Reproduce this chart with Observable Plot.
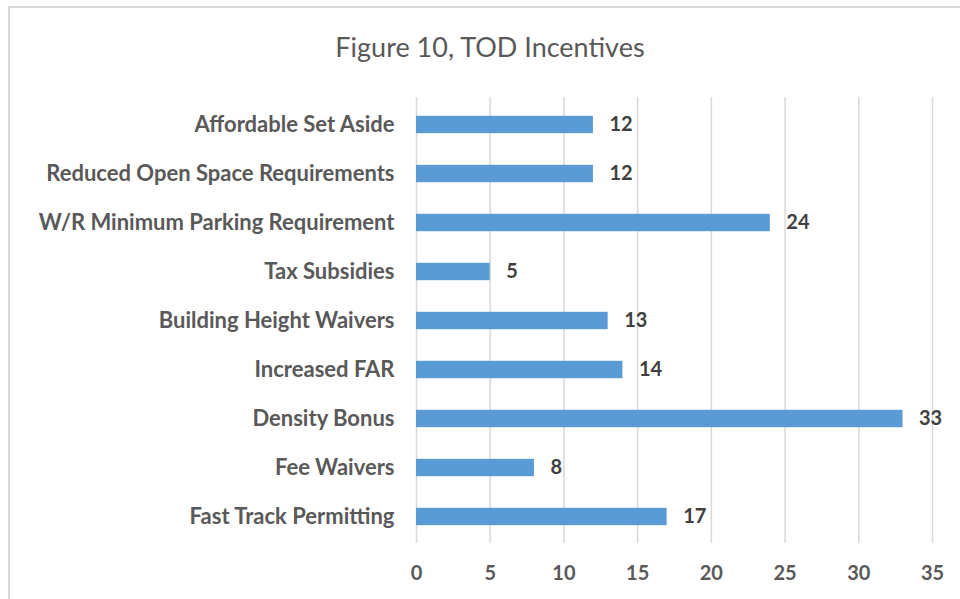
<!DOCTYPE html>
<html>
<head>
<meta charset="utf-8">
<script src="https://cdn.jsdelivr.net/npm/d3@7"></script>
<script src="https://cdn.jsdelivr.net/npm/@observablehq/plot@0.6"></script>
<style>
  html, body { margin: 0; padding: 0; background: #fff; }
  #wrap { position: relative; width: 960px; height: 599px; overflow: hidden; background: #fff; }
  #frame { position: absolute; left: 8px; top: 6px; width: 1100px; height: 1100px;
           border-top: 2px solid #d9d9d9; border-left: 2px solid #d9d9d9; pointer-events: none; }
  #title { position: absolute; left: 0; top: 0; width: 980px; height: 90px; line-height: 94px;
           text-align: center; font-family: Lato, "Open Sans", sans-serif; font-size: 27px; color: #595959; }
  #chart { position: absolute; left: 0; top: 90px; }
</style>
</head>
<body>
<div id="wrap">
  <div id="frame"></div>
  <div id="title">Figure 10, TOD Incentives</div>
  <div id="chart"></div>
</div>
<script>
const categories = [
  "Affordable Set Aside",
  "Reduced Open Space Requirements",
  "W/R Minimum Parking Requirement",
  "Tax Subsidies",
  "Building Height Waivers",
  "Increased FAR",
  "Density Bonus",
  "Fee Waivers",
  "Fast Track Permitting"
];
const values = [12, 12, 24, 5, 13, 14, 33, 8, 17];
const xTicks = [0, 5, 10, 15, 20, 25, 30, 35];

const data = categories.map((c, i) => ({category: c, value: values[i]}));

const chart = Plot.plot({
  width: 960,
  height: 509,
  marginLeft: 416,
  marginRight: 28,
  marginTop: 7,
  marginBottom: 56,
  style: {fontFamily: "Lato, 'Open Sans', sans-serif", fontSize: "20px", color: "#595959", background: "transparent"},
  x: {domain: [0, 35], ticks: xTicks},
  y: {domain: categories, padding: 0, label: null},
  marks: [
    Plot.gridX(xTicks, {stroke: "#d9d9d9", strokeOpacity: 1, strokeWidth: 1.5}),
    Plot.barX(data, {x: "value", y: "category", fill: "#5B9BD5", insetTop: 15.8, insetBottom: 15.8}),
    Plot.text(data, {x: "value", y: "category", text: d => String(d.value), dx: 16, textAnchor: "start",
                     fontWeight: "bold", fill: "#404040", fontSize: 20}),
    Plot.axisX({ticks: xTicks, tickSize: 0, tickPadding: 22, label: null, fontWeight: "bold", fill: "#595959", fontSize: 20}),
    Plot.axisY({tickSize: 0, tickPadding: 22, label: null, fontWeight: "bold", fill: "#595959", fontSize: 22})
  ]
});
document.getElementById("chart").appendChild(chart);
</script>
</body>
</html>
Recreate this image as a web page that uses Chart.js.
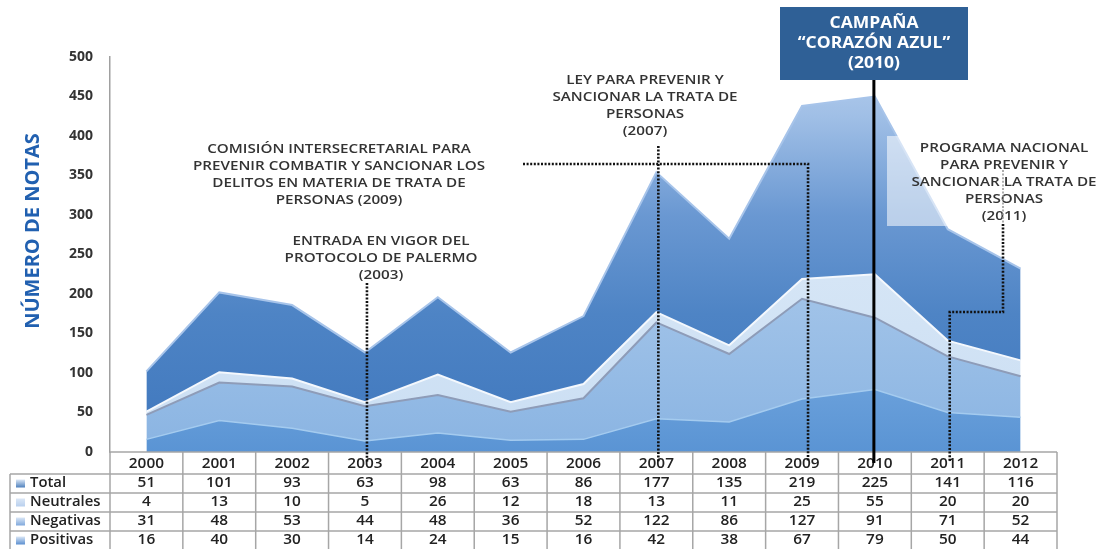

WHAT IS ASKED -> Restate the data above exactly, stripping out each image.

RESULT ->
Reproduce this chart with Observable Plot.
<!DOCTYPE html>
<html>
<head>
<meta charset="utf-8">
<script src="https://cdn.jsdelivr.net/npm/d3@7"></script>
<script src="https://cdn.jsdelivr.net/npm/@observablehq/plot@0.6"></script>
<style>
  html, body { margin: 0; padding: 0; background: #fff; }
  #wrap { position: relative; width: 960px; height: 599px; overflow: hidden; background: #fff; }
  #frame { position: absolute; left: 8px; top: 6px; width: 1100px; height: 1100px;
           border-top: 2px solid #d9d9d9; border-left: 2px solid #d9d9d9; pointer-events: none; }
  #title { position: absolute; left: 0; top: 0; width: 980px; height: 90px; line-height: 94px;
           text-align: center; font-family: Lato, "Open Sans", sans-serif; font-size: 27px; color: #595959; }
  #chart { position: absolute; left: 0; top: 90px; }
</style>
</head>
<body>
<div id="wrap">
  <div id="frame"></div>
  <div id="title">Figure 10, TOD Incentives</div>
  <div id="chart"></div>
</div>
<script>
const categories = [
  "Affordable Set Aside",
  "Reduced Open Space Requirements",
  "W/R Minimum Parking Requirement",
  "Tax Subsidies",
  "Building Height Waivers",
  "Increased FAR",
  "Density Bonus",
  "Fee Waivers",
  "Fast Track Permitting"
];
const values = [12, 12, 24, 5, 13, 14, 33, 8, 17];
const xTicks = [0, 5, 10, 15, 20, 25, 30, 35];

const data = categories.map((c, i) => ({category: c, value: values[i]}));

const chart = Plot.plot({
  width: 960,
  height: 509,
  marginLeft: 416,
  marginRight: 28,
  marginTop: 7,
  marginBottom: 56,
  style: {fontFamily: "Lato, 'Open Sans', sans-serif", fontSize: "20px", color: "#595959", background: "transparent"},
  x: {domain: [0, 35], ticks: xTicks},
  y: {domain: categories, padding: 0, label: null},
  marks: [
    Plot.gridX(xTicks, {stroke: "#d9d9d9", strokeOpacity: 1, strokeWidth: 1.5}),
    Plot.barX(data, {x: "value", y: "category", fill: "#5B9BD5", insetTop: 15.8, insetBottom: 15.8}),
    Plot.text(data, {x: "value", y: "category", text: d => String(d.value), dx: 16, textAnchor: "start",
                     fontWeight: "bold", fill: "#404040", fontSize: 20}),
    Plot.axisX({ticks: xTicks, tickSize: 0, tickPadding: 22, label: null, fontWeight: "bold", fill: "#595959", fontSize: 20}),
    Plot.axisY({tickSize: 0, tickPadding: 22, label: null, fontWeight: "bold", fill: "#595959", fontSize: 22})
  ]
});
document.getElementById("chart").appendChild(chart);
</script>
</body>
</html>
Recreate this image as a web page that uses Chart.js.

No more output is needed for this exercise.